Section 4 ffective Treatments for Eating Disorders and Obesity
Enhanced Cognitive-Behavioral Therapy Approach to Counseling Clients With Eating Disorders
Anthea Fursland and Hunna J. Watson
In this chapter, we introduce counselors to an evidence-based treatment that can be applied to all eating disorder (ED) diagnoses in adults. Enhanced cognitive-behavioral therapy (CBT-E) is a relatively new treatment that has shown promising results in research and community settings.
Why Do Counselors Need to Know About Eating Disorders Treatment?
Treatment of EDs is notoriously difficult, and many counselors are hesitant to treat people with such conditions, especially those with anorexia nervosa (AN) because of the high prevalence and seriousness of medical comorbidities. Bulimia nervosa (BN) also carries health risks, and atypical variations of these diagnoses (eating disorder not otherwise specified, or EDNOS) have similar levels of morbidity and pathology to AN and BN (Fairburn et al., 2007; Ricca et al., 2001). AN, BN, and EDNOS are the three categories of EDs recognized in the Diagnostic and Statistical Manual of Mental Disorders (4th ed., text rev.; DSM-IV-TR; American Psychiatric Association, 2000). Binge eating disorder is currently categorized as a form of EDNOS, although inclusion as a standalone ED in its own right is anticipated in the forthcoming fifth edition.
It is widely accepted that EDs, especially AN, are relatively rare. Yet recent population studies have shown that they are more prevalent than previously thought, with one study showing lifetime prevalences for AN and atypical AN of 2.2% and 4.2%, respectively (Keski-Rahkonen et al., 2007).
Approximately 15% of women will need clinical treatment for a diagnosable ED in their lifetime (Wade, Bergin, Tiggemann, Bulik, & Fairburn, 2006). Although it has been accepted that only 10% of individuals with AN or BN are male, a recent community study of more than 10,000 teenagers found equal numbers of male and female teens with AN (Swanson, Crow, Le Grange, Swendsen, & Merikangas, 2011).
Furthermore, unhealthy weight control methods, including disordered eating, are common (Neumark-Sztainer, Wall, Larson, Eisenberg, & Loth, 2011), and behaviors falling under the criteria for EDNOS are increasing among men and women (Hay, Mond, Buttner, & Darby, 2008; White, Reynolds-Malear, & Cordero, 2011). Counselors working in general practice settings will likely encounter adults with disordered eating and full-syndrome EDs, even if these clients were referred for other reasons.

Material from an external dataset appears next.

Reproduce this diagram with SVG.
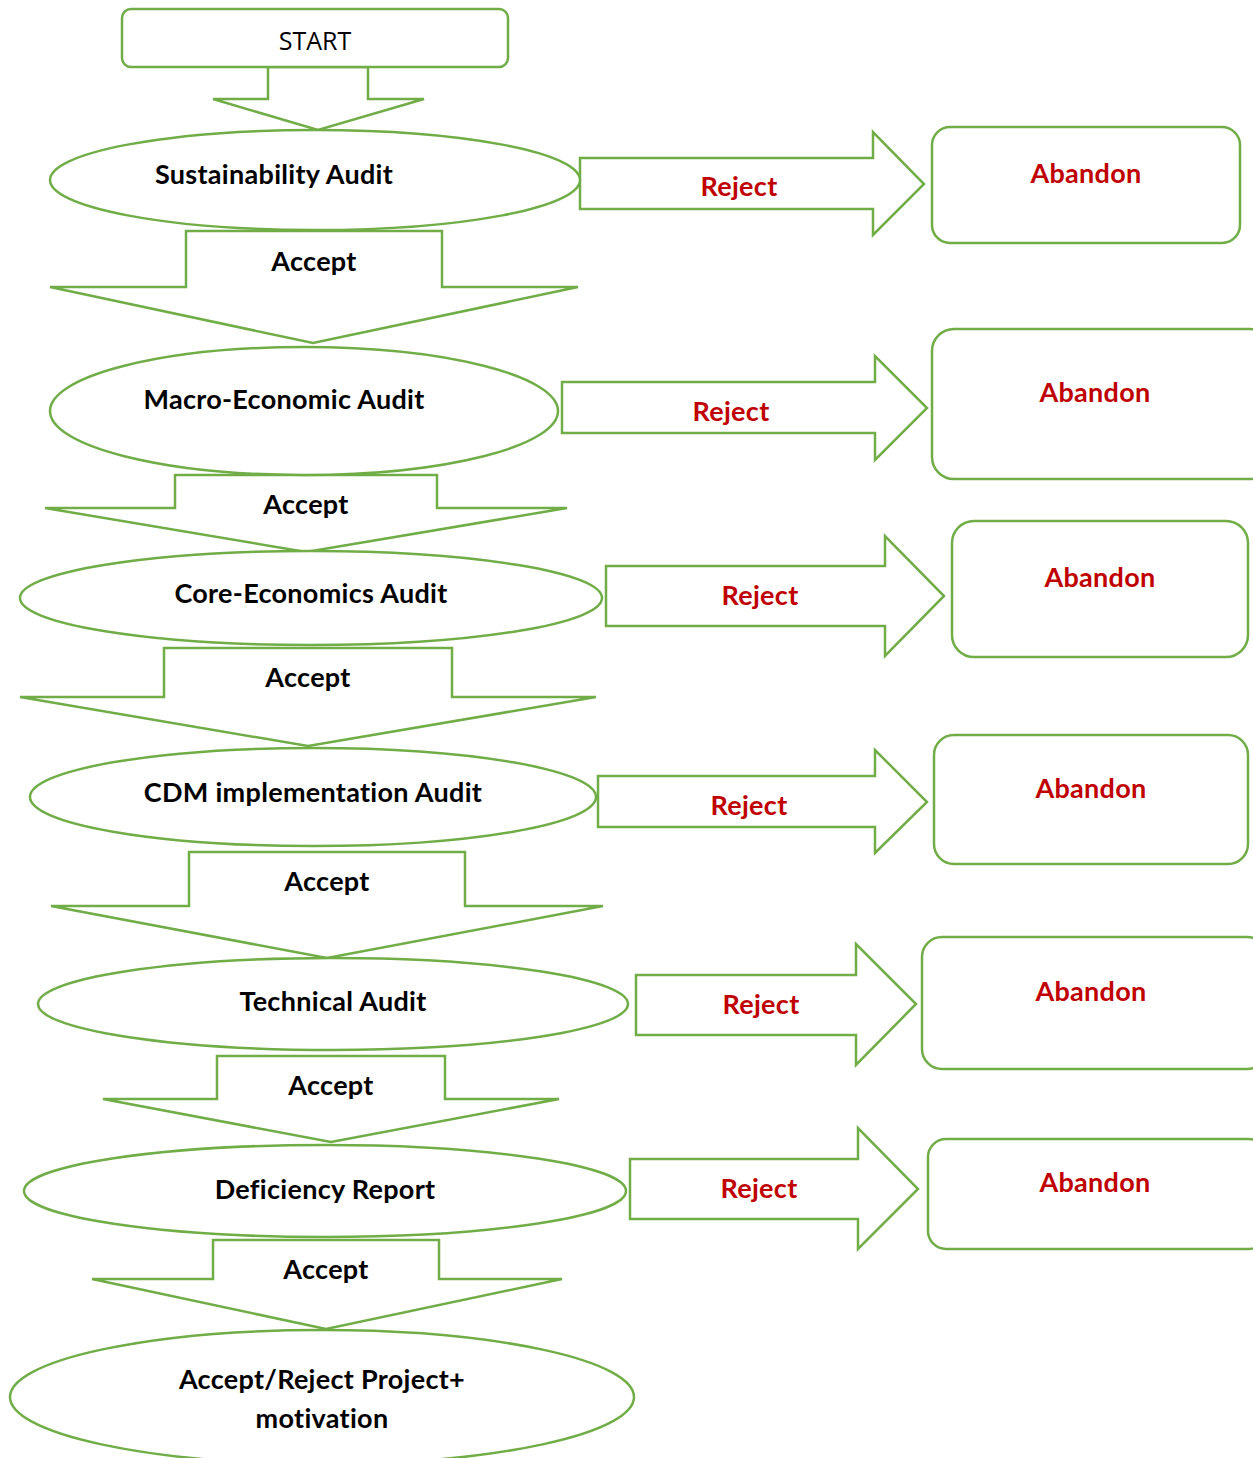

In fact, many individuals with EDs do not disclose the ED and instead seek help from health and mental health professionals for related issues or secondary consequences of the ED (e.g., depression, anxiety, gastrointestinal problems, weight loss). The low rate of help seeking among people with EDs stems from many factors, such as shame and poor self-recognition of disordered eating. It is thus incumbent on all counselors to screen for and be prepared to treat EDs (see Chapter 5, this volume). A useful tool for screening EDs is the five-question SCOFF questionnaire (Morgan, Reid, & Lacey, 1999), which is akin to the CAGE for screening alcohol problems:
1. Do you make yourself vomit because you feel uncomfortably full?
2. Do you worry you have lost control over how much you eat?
3. Have you lost over 14 lbs. in a three month period?
4. Do you believe yourself to be fat when others say you are too thin?
5. Would you say that food dominates your life? (Morgan et al., 1999, p. 1467)
(Two or more “yes” answers are suggestive of possible anorexia nervosa or bulimia nervosa and indicate the need for further questioning.)
Being alert and ready to respond to EDs can be a very professionally rewarding experience and bring substantial scope to counselors to contribute meaningfully to clients' long-term physical and mental health.